佐伯教授は左冠動脈肺動脈起始症と僧帽弁閉鎖不全症を合併しています。

左冠動脈肺動脈起始症の手術はいろいろな種類がありますが、ここで行われた手術は冠動脈バイパス手術です。以前も何回か出てきましたが、詰まりかけていたり、詰まってしまって血液の流れが悪い冠動脈に、迂回路(バイパス)を作って血液を新たに流してあげる手術です。

この病気の場合は冠動脈が肺動脈から出ていますので、静脈血(酸素を含んでいない血液)が心臓の筋肉に流れているわけです(前回の解説もご参照ください)。ここに左内胸動脈という動脈を吻合すると、動脈血(酸素を含んでいる血液)が流れてくれます。内胸動脈は胸の真ん中にある胸骨という板のような骨の裏側に左右で存在しています。
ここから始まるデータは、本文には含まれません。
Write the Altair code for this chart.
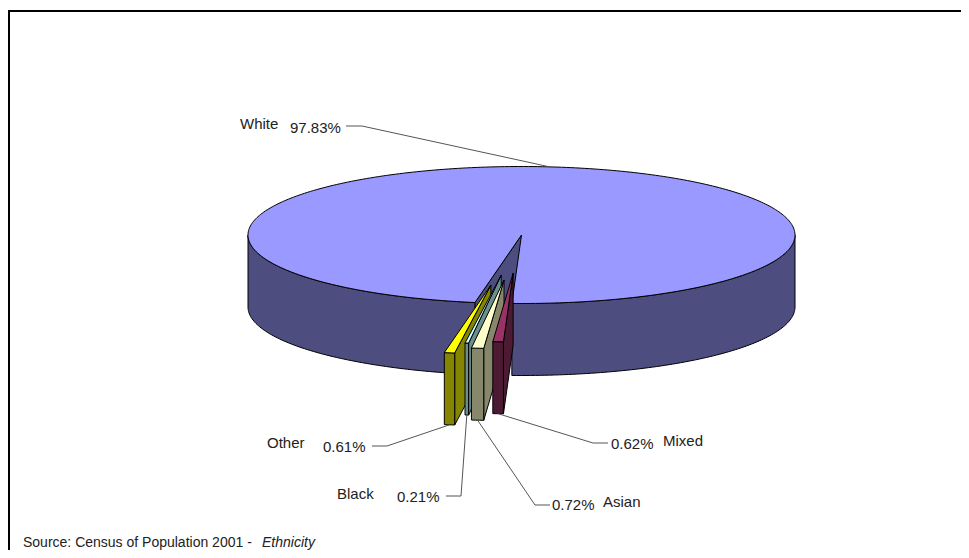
import math
import pandas as pd
import altair as alt

# ---------------- data ----------------
categories = ["White", "Mixed", "Asian", "Black", "Other"]
percent = [97.83, 0.62, 0.72, 0.21, 0.61]
pct_labels = ["97.83%", "0.62%", "0.72%", "0.21%", "0.61%"]
source_text = "Source: Census of Population 2001 - "
source_italic = "Ethnicity"

# ---------------- style / layout ----------------
top_colors = ["#9999FF", "#993366", "#FFFFCC", "#CCFFFF", "#FFFF00"]
side_colors = ["#4D4D80", "#4D1A33", "#87876B", "#6B8F8F", "#858500"]
explode = [0.0, 0.56, 0.66, 0.59, 0.74]
CX, CY, RX, RY, DEPTH = 521.5, 235.0, 273.5, 68.5, 72.0
ROTATION = 189.8
FONT = "Liberation Sans"

# label layout: (name_x, name_y, pct_x, pct_y, elbow_start, elbow_end, anchor_on_top)
label_layout = {
    "White": (240, 124, 290, 128, (346, 126), (362, 126), True),
    "Mixed": (663, 441, 611, 444, (608, 443), (593, 443), False),
    "Asian": (603, 502, 552, 505, (550, 505), (535, 505), False),
    "Black": (337, 494, 397, 497, (446, 496), (461, 496), False),
    "Other": (267, 443, 323, 447, (372, 446), (387, 446), False),
}

total = sum(percent)
angles = [p / total * 360.0 for p in percent]
starts = []
acc = ROTATION
for a in angles:
    starts.append(acc)
    acc += a


def offset(i):
    s = starts[i]
    mid = math.radians(s + angles[i] / 2)
    f = explode[i]
    return RX * math.sin(mid) * f, -RY * math.cos(mid) * f


def pt(theta, ox, oy, dz=0.0):
    t = math.radians(theta)
    return (CX + ox + RX * math.sin(t), CY + oy - RY * math.cos(t) + dz)


def arc(a0, a1, ox, oy, dz=0.0):
    n = max(2, int(abs(a1 - a0) / 1.0) + 2)
    return [pt(a0 + (a1 - a0) * k / (n - 1), ox, oy, dz) for k in range(n)]


rows = []
fills = []


def add(points, fill):
    sid = len(fills)
    for k, (x, y) in enumerate(points):
        rows.append({"shape": sid, "k": k, "x": x, "y": y})
    fills.append(fill)


def front_parts(s, e):
    parts = []
    for base in range(-2, 4):
        lo, hi = 90 + 360 * base, 270 + 360 * base
        a, b = max(s, lo), min(e, hi)
        if b > a:
            parts.append((a, b))
    return parts


def add_slice(i):
    s, e = starts[i], starts[i] + angles[i]
    ox, oy = offset(i)
    tip = (CX + ox, CY + oy)
    # visible radial cut face at start angle
    p_top = pt(s, ox, oy)
    p_bot = pt(s, ox, oy, DEPTH)
    add([tip, p_top, p_bot, (tip[0], tip[1] + DEPTH)], side_colors[i])
    # outer wall (front half only)
    for a, b in front_parts(s, e):
        add(arc(a, b, ox, oy) + arc(b, a, ox, oy, DEPTH), side_colors[i])
    # top face
    add([tip] + arc(s, e, ox, oy), top_colors[i])


for i in [0, 4, 3, 2, 1]:
    add_slice(i)

poly = pd.DataFrame(rows)

X = alt.X("x:Q", scale=alt.Scale(domain=[8, 961], nice=False, zero=False), axis=None)
Y = alt.Y("y:Q", scale=alt.Scale(domain=[8, 550], nice=False, zero=False, reverse=True), axis=None)

layers = []
for sid, fill in enumerate(fills):
    layers.append(
        alt.Chart(poly)
        .transform_filter(alt.datum.shape == sid)
        .mark_line(interpolate="linear-closed", filled=True, fill=fill,
                   stroke="black", strokeWidth=1, strokeJoin="round")
        .encode(x=X, y=Y, order="k:Q")
    )

# leader lines
lead_rows = []
text_rows = []
for i, c in enumerate(categories):
    nx, ny, px, py, e0, e1, on_top = label_layout[c]
    mid = starts[i] + angles[i] / 2
    ox, oy = offset(i)
    anchor = pt(mid, ox, oy, 0.0 if on_top else DEPTH)
    for k, (x, y) in enumerate([e0, e1, anchor]):
        lead_rows.append({"label": c, "k": k, "x": x, "y": y})
    text_rows.append({"t": c, "x": nx, "y": ny})
    text_rows.append({"t": pct_labels[i], "x": px, "y": py})

leaders = (
    alt.Chart(pd.DataFrame(lead_rows))
    .mark_line(color="#555555", strokeWidth=1)
    .encode(x=X, y=Y, detail="label:N", order="k:Q")
)

labels = (
    alt.Chart(pd.DataFrame(text_rows))
    .mark_text(align="left", baseline="middle", font=FONT, fontSize=15, color="#222222")
    .encode(x=X, y=Y, text="t:N")
)

src = pd.DataFrame([{"t": source_text, "x": 23, "y": 543, "it": "normal"},
                    {"t": source_italic, "x": 262, "y": 543, "it": "italic"}])
src_norm = (
    alt.Chart(src).transform_filter(alt.datum.it == "normal")
    .mark_text(align="left", baseline="middle", font=FONT, fontSize=14, color="#222222")
    .encode(x=X, y=Y, text="t:N")
)
src_it = (
    alt.Chart(src).transform_filter(alt.datum.it == "italic")
    .mark_text(align="left", baseline="middle", font=FONT, fontSize=14, fontStyle="italic", color="#222222")
    .encode(x=X, y=Y, text="t:N")
)

border = pd.DataFrame([{"x": 9, "y": 11, "x2": 9, "y2": 560},
                       {"x": 8, "y": 11, "x2": 975, "y2": 11}])
frame = (
    alt.Chart(border)
    .mark_rule(color="black", strokeWidth=2)
    .encode(x=X, y=Y, x2="x2:Q", y2="y2:Q")
)

chart = alt.layer(*layers, leaders, labels, src_norm, src_it, frame).properties(
    width=953, height=542, autosize="none", padding=0
).configure_view(stroke=None)

chart.save("out.html", embed_options={"renderer": "svg", "actions": False})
一般的には左の内胸動脈を左の冠動脈につなぐ傾向が強いです。

左内胸動脈は心臓の左心室→上行大動脈→左鎖骨下動脈→左内胸動脈という順序で動脈血が流れていて、左冠動脈に繋ぎやすい位置にあるため、バイパス手術のために神様が用意してくれた血管とも言われています(3話、7話にも出てきました)。

少し込み入った話になってしまうのですが、この病気の場合、左内胸動脈からの血流は冠動脈に流れ、心臓の筋肉に流れてくれるのですが、このままでは肺動脈にも流れてしまいます。実際は肺動脈に向かう冠動脈を縛って、血流が肺動脈に流れないようにします。

手術の時のCGにあったように、左冠動脈は心臓の左側にありますので、右か左かで言ったら左胸から手術した方がやりやすいです。一方、僧帽弁の手術は、主に心臓の右側から手術をしますので、右の胸から手術します。以前にも書きましたが、心臓の弁は心臓の右を向いているので、心臓の右側から手術をした方がやりやすいのです。

冠動脈は左胸から、僧帽弁は右胸からであると、どうしても時間がかかってしまうということで、世良くんが池永編集長に似た症例報告(論文)がないか聞きに行きます。すると、池永編集長は右側から僧帽弁も冠動脈も両方治療する報告があったといいます。